Essay Question Answers

Q1.  State Kirchhoff's law for an electrical network. Using these laws deduce the condition for balance in a Wheatstone bridge.

Ans. Kirchhoff's First law:At any junction the sum of the currents entering the junction is equal to the sum of currents leaving the junction
$$\:\Sigma i\:=\:0$$

Kirchhoff's second law: The algebraic sum of potential difference around any closed loop is zero.
$$\Sigma V\:=\:0$$

Wheatstone bridge:-As shown in the figure $R_{1},R_{2},R_{3},R_{4}$, are resistors connected in the Wheatstone bridge circuit in the form of quadrilateral.
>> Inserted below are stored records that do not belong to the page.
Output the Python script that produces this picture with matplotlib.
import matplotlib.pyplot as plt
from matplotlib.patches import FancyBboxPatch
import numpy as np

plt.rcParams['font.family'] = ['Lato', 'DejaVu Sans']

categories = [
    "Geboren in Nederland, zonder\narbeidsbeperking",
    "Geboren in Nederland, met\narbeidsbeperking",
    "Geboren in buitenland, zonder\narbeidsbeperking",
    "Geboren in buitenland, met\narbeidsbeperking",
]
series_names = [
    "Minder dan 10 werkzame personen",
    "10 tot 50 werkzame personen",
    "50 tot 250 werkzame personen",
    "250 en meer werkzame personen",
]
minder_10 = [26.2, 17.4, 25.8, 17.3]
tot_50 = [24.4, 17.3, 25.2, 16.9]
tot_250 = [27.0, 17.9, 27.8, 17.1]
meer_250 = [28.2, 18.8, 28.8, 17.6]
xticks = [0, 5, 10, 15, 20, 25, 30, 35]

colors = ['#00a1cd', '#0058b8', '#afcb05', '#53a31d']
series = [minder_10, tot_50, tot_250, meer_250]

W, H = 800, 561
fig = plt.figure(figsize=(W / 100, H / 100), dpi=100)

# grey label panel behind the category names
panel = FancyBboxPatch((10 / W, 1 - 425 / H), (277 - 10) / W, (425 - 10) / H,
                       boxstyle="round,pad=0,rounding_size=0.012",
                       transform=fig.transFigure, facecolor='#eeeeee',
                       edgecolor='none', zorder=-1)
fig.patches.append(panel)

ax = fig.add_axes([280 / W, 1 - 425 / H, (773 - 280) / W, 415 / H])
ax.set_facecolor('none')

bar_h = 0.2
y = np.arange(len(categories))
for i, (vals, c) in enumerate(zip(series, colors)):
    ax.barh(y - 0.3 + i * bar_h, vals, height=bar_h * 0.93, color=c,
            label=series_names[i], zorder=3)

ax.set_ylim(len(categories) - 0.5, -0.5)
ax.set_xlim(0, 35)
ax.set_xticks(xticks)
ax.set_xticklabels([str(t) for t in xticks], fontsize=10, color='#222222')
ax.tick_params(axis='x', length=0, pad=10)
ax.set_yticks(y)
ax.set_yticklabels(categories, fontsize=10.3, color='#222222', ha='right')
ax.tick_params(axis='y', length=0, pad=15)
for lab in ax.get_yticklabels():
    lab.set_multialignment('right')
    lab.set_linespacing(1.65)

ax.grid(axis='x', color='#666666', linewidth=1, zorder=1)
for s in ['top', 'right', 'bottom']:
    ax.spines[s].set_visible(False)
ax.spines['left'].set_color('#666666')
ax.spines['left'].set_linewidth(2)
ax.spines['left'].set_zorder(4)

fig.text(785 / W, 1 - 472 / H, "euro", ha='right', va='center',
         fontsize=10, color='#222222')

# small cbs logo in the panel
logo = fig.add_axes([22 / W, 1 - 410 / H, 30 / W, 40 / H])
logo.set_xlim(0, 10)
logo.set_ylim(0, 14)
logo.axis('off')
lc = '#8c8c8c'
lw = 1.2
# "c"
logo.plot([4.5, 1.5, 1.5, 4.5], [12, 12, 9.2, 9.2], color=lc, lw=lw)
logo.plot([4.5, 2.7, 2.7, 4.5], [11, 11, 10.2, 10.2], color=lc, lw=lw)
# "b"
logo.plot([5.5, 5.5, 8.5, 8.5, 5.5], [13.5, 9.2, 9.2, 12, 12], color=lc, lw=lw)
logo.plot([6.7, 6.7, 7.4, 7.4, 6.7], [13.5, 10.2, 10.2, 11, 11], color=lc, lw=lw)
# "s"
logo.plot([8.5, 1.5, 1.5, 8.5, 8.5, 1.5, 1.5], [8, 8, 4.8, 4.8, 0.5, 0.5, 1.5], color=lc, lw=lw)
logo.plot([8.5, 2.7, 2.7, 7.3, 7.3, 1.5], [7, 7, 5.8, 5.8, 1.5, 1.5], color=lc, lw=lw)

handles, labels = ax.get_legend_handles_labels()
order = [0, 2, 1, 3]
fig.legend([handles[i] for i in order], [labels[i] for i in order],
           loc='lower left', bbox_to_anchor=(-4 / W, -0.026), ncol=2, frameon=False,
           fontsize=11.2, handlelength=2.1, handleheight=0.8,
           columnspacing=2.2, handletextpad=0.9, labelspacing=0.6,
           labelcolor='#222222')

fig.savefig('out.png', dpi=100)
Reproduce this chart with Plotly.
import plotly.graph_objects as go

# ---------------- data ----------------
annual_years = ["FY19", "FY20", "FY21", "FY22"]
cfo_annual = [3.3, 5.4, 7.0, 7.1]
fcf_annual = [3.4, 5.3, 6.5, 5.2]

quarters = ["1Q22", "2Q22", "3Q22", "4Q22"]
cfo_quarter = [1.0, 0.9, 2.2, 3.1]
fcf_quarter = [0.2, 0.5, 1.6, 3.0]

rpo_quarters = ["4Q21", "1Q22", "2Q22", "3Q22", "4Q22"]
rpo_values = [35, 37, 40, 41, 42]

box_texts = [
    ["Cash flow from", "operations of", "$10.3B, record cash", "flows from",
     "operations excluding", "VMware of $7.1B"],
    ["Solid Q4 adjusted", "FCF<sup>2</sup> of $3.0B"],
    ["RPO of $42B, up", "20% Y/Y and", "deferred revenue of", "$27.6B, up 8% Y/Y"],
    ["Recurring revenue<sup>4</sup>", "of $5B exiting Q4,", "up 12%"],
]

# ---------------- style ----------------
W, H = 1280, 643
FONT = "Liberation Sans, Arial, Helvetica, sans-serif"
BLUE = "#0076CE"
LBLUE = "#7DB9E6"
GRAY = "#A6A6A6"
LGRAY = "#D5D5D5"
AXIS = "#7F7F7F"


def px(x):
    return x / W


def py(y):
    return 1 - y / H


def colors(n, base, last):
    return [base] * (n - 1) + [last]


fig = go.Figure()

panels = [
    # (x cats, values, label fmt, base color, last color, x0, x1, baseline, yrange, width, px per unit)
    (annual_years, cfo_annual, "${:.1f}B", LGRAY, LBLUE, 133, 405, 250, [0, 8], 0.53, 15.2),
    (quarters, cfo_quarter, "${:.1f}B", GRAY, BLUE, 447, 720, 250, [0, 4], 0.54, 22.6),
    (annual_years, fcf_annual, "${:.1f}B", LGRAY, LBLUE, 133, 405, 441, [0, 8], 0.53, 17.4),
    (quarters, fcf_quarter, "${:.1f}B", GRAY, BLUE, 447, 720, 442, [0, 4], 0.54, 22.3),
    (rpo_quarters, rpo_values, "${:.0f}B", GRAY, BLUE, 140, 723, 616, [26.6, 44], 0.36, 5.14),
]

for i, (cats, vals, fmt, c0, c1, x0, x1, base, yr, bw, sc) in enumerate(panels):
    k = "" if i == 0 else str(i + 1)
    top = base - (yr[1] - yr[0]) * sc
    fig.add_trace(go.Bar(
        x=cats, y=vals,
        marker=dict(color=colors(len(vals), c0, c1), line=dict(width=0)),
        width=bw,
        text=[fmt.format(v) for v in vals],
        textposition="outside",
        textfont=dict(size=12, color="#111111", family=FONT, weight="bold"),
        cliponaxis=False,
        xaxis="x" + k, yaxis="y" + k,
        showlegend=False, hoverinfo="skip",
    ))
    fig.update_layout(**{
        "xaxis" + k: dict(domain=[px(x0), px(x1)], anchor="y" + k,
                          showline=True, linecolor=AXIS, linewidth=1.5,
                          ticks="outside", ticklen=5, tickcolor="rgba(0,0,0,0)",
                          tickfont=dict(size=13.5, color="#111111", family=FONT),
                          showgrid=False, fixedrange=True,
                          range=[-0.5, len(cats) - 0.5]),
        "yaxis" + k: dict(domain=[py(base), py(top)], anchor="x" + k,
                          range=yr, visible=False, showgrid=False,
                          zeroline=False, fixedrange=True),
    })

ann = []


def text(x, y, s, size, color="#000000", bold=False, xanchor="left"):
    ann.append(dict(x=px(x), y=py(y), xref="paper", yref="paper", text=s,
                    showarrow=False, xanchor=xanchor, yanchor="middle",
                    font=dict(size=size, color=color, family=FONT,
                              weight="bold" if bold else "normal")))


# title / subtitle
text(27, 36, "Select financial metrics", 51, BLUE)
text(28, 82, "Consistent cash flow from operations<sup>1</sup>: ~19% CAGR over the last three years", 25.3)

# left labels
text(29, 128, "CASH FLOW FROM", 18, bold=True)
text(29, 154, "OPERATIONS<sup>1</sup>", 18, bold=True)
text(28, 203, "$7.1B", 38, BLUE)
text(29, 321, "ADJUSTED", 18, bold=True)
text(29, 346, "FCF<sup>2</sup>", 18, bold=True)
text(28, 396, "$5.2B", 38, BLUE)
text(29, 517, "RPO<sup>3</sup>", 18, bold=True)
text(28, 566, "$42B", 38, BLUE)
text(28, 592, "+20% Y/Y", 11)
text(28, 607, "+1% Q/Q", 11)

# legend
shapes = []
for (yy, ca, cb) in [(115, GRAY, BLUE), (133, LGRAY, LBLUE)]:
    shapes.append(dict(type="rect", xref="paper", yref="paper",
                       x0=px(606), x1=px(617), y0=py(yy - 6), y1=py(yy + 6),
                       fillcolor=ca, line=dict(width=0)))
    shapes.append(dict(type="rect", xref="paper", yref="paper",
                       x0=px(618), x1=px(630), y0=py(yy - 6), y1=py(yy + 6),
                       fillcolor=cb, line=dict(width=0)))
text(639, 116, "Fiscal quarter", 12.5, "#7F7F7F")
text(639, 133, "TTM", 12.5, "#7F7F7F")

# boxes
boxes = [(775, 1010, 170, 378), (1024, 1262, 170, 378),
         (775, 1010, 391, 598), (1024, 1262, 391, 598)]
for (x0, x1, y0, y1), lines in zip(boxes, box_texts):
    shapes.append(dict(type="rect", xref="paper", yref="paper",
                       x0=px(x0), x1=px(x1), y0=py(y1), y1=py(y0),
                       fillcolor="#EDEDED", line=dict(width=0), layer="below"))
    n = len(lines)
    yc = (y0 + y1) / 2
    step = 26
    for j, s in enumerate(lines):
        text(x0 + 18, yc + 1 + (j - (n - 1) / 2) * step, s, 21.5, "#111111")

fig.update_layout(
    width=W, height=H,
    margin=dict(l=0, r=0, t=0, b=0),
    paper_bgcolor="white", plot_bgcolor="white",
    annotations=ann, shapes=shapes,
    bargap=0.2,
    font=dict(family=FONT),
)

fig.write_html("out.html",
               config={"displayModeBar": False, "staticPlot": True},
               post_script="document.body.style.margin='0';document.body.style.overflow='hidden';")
Along one diagonal battery is connected, along the other diagonal galvanometer is connected.

According to Kirchhoff's First law at junctions A, B
$$\begin{array}\\{i=i_{1}+i_{2}}\\{i=i_{3}+i_{4}}\\\end{array}$$

And at junctions C, D respectively

$$\begin{array} {cc} i_{1}=i_g+i_3 \\ i_4=i_g+i_2 \end{array}$$

According to Kirchhoff's Second law in loops 'ADGCA' and 'BCGDB', potentia differences respectively
 $$\begin{array} -\:i_{1}R_{1}-i_{g}G\:+\:i_{2}R_{2}=\:0\\-\:i_{3}R_{3}+i_{g}G\:+\:i_{4}R_{4}=\:0\end{array}$$

When bridge is balanced $i_{g}=0$ from the above equations.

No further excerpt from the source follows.